Prospek ekonomi yang masih cerah tentu membuat dolar AS menjadi preferensi utama pelaku pasar. Apalagi di negara-negara lain situasinya berkebalikan. 

Misalnya di Jepang. Produksi industrial Negeri Matahari Terbit pada Maret turun 0,9% MoM, memburuk ketimbang Februari yang masih bisa naik 0,7%.  

Secara tahunan, produksi industrial Jepang terkontraksi alias minus 4,6% pada Maret. Ini menjadi penurunan terdalam sejak Mei 2015. 

Jadi tidak heran kalau semua mata di pasar kini melirik dolar AS. Ditopang oleh ekonomi domestik yang masih kuat, greenback menjadi primadona investor. 

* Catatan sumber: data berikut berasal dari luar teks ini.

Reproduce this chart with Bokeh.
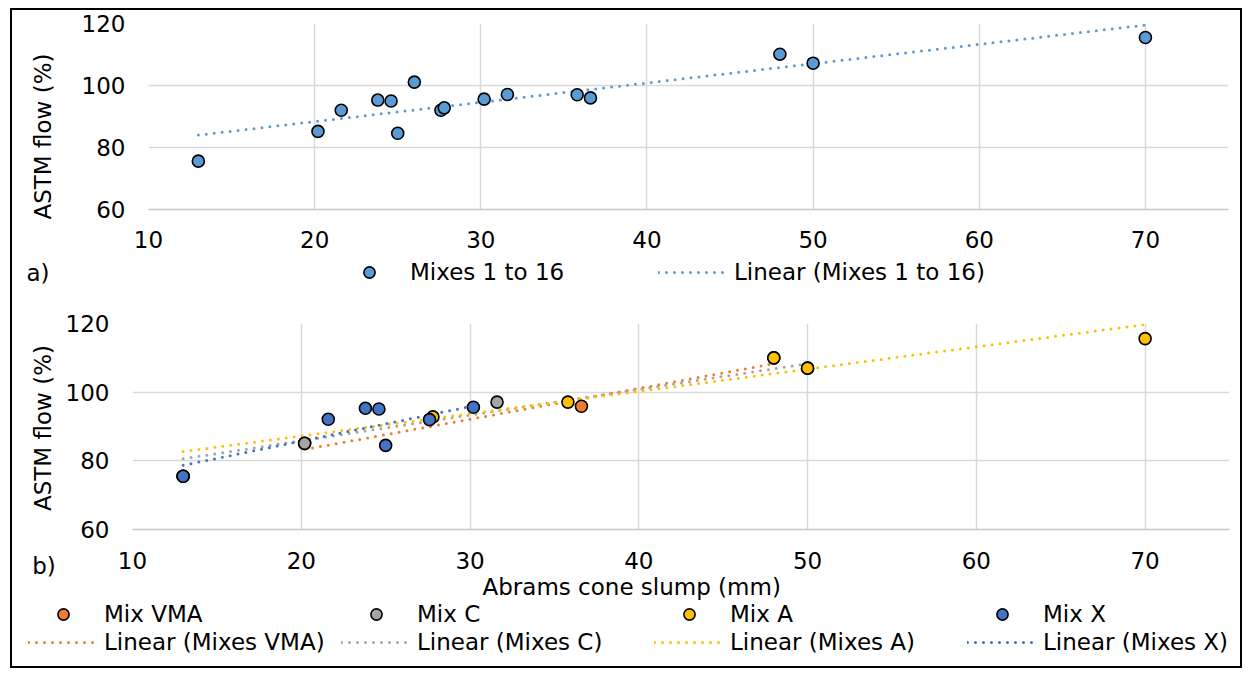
import math
import numpy as np
from bokeh.plotting import figure
from bokeh.models import Range1d, FixedTicker, Legend, LegendItem, Label, Title
from bokeh.layouts import column, row
from bokeh.embed import file_html
from bokeh.resources import INLINE

# ---------------- data ----------------
x_ticks = [10, 20, 30, 40, 50, 60, 70]
y_ticks = [60, 80, 100, 120]

# panel a) all mixes
slump_all = [13.0, 20.2, 21.6, 23.8, 24.6, 25.0, 26.0, 27.6, 27.8, 30.2, 31.6, 35.8, 36.6, 48.0, 50.0, 70.0]
flow_all = [75.6, 85.2, 92.0, 95.3, 95.0, 84.6, 101.1, 92.0, 92.8, 95.6, 97.1, 97.0, 96.0, 110.1, 107.2, 115.5]
trend_all_x = [13.0, 70.0]
trend_all_y = [84.0, 119.5]

# panel b) by mix family
vma_x = [20.2, 36.6, 48.0]
vma_y = [85.1, 95.9, 110.0]
c_x = [13.0, 20.2, 31.6, 50.0]
c_y = [75.5, 85.1, 97.1, 107.0]
a_x = [13.0, 27.8, 35.8, 48.0, 50.0, 70.0]
a_y = [75.5, 92.8, 97.1, 110.0, 107.0, 115.6]
xm_x = [13.0, 21.6, 23.8, 24.6, 25.0, 27.6, 30.2]
xm_y = [75.5, 92.1, 95.3, 95.1, 84.5, 92.0, 95.6]

trend_vma_x = [20.2, 48.0]
trend_vma_y = [83.3, 108.3]
trend_c_x = [13.0, 50.0]
trend_c_y = [80.6, 108.3]
trend_a_x = [13.0, 70.0]
trend_a_y = [82.7, 119.7]
trend_x_x = [13.0, 30.2]
trend_x_y = [78.7, 96.0]

FONT = "DejaVu Sans"
FS = "23px"
GRID = "#D9D9D9"
DOT = "0 8"
MK = dict(size=12, line_color="black", line_width=1.6)
LN = dict(line_width=3, line_dash=DOT, line_cap="round")
NAN = np.array([np.nan])


def make_fig(w, h, left, right, top, bottom, xstand):
    p = figure(width=w, height=h, x_range=Range1d(10, 75), y_range=Range1d(60, 120),
               output_backend="svg", toolbar_location=None,
               min_border_left=left, min_border_right=right,
               min_border_top=top, min_border_bottom=bottom)
    p.outline_line_color = None
    p.background_fill_color = "white"
    p.border_fill_color = "white"
    p.xaxis.ticker = FixedTicker(ticks=x_ticks)
    p.yaxis.ticker = FixedTicker(ticks=y_ticks)
    p.xgrid.ticker = FixedTicker(ticks=x_ticks)
    p.ygrid.ticker = FixedTicker(ticks=y_ticks)
    for g in (p.xgrid, p.ygrid):
        g.grid_line_color = GRID
        g.grid_line_width = 1.5
    for ax in (p.xaxis, p.yaxis):
        ax.major_tick_line_color = None
        ax.minor_tick_line_color = None
        ax.major_tick_out = 0
        ax.major_tick_in = 0
        ax.major_label_text_font = FONT
        ax.major_label_text_font_size = FS
        ax.major_label_text_color = "black"
    p.yaxis.axis_line_color = None
    p.yaxis.major_label_standoff = 23
    p.xaxis.axis_line_color = "#C8C8C8"
    p.xaxis.axis_line_width = 1.5
    p.xaxis.major_label_standoff = xstand
    return p


def strip(w, h):
    s = figure(width=w, height=h, x_range=Range1d(0, w), y_range=Range1d(0, h),
               output_backend="svg", toolbar_location=None,
               x_axis_type=None, y_axis_type=None, title=None,
               min_border=0, min_border_left=0, min_border_right=0,
               min_border_top=0, min_border_bottom=0)
    s.frame_align = False
    s.outline_line_color = None
    s.background_fill_color = "white"
    s.border_fill_color = "white"
    return s


def text(p, s, x, y, angle=0, align="left"):
    p.add_layout(Label(x=x, y=y, text=s, text_font=FONT, text_font_size=FS,
                       text_color="black", text_baseline="middle",
                       text_align=align, angle=angle))


def legend_one(s, label, renderer, vx, vy):
    lg = Legend(items=[LegendItem(label=label, renderers=[renderer])],
                location=(vx, vy), orientation="horizontal",
                glyph_width=70, glyph_height=28, label_height=28,
                label_standoff=6, padding=0, margin=0, spacing=0,
                border_line_alpha=0, background_fill_alpha=0,
                label_text_font=FONT, label_text_font_size=FS,
                label_text_color="black")
    s.add_layout(lg)


# ---------------- panel a ----------------
left1 = strip(54, 246)
text(left1, "ASTM flow (%)", 30, 120, angle=math.pi / 2, align="center")

p1 = make_fig(1174, 246, 82, 12, 13, 47, 21)
p1.line(trend_all_x, trend_all_y, line_color="#5B9BD5", **LN)
p1.scatter(slump_all, flow_all, fill_color="#5B9BD5", **MK)

leg1 = strip(1228, 44)
text(leg1, "a)", 14, 28)
d_s = leg1.scatter(x=NAN, y=NAN, fill_color="#5B9BD5", **MK)
d_l = leg1.line(x=NAN, y=NAN, line_color="#5B9BD5", **LN)
legend_one(leg1, "Mixes 1 to 16", d_s, 322, 14)
legend_one(leg1, "Linear (Mixes 1 to 16)", d_l, 646, 14)

# ---------------- panel b ----------------
left2 = strip(50, 300)
text(left2, "ASTM flow (%)", 30.5, 172.5, angle=math.pi / 2, align="center")
text(left2, "b)", 19.7, 35)

p2 = make_fig(1178, 300, 70, 11, 23, 71, 22)
series = [
    ("Mix VMA", "Linear (Mixes VMA)", "#ED7D31", vma_x, vma_y, trend_vma_x, trend_vma_y),
    ("Mix C", "Linear (Mixes C)", "#A5A5A5", c_x, c_y, trend_c_x, trend_c_y),
    ("Mix A", "Linear (Mixes A)", "#FFC000", a_x, a_y, trend_a_x, trend_a_y),
    ("Mix X", "Linear (Mixes X)", "#4472C4", xm_x, xm_y, trend_x_x, trend_x_y),
]
for name, lname, col, xs, ys, tx, ty in series:
    p2.line(tx, ty, line_color=col, **LN)
for name, lname, col, xs, ys, tx, ty in series:
    p2.scatter(xs, ys, fill_color=col, **MK)
p2.add_layout(Title(text="Abrams cone slump (mm)", align="left", offset=350,
                    text_font=FONT, text_font_size=FS, text_font_style="normal",
                    text_color="black", standoff=0), "below")

leg2 = strip(1228, 66)
col_x = [16, 329, 642, 955]
for i, (name, lname, col, xs, ys, tx, ty) in enumerate(series):
    ds = leg2.scatter(x=NAN, y=NAN, fill_color=col, **MK)
    dl = leg2.line(x=NAN, y=NAN, line_color=col, **LN)
    legend_one(leg2, name, ds, col_x[i], 38)
    legend_one(leg2, lname, dl, col_x[i], 10)

layout = column(row(left1, p1), leg1, row(left2, p2), leg2,
                styles={"border": "2px solid black", "margin-left": "10px",
                        "margin-top": "8px", "background-color": "white"})

open("out.html", "w").write(file_html(layout, INLINE))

Sementara dari dalam negeri, nyaris tidak ada sentimen yang bisa menolong rupiah. Kemarin, Bank Indonesia (BI) memutuskan suku bunga acuan bertahan di angka 6%, sama seperti ekspektasi pasar. Oleh karena itu, dampaknya sepertinya netral saja. 


Memang sulit bagi BI untuk bermanuver dengan kebijakan suku bunga. Menaikkan jelas tidak mungkin, karena tren kebijakan moneter global yang sudah tidak lagi hawkish tahun ini. Bahkan The Federal Reserve/The Fed pun memperkirakan tidak ada kenaikan suku bunga acuan sampai akhir tahun, dan BI meramal Federal Funds Rate bahkan tidak akan naik sampai tahun depan. 


Sedangkan untuk menurunkan juga agak ngeri-ngeri sedap. Pasalnya, salah satu tujuan kebijakan suku bunga adalah mengendalikan defisit transaksi berjalan (current account deficit) ke tingkat yang aman dan sehat.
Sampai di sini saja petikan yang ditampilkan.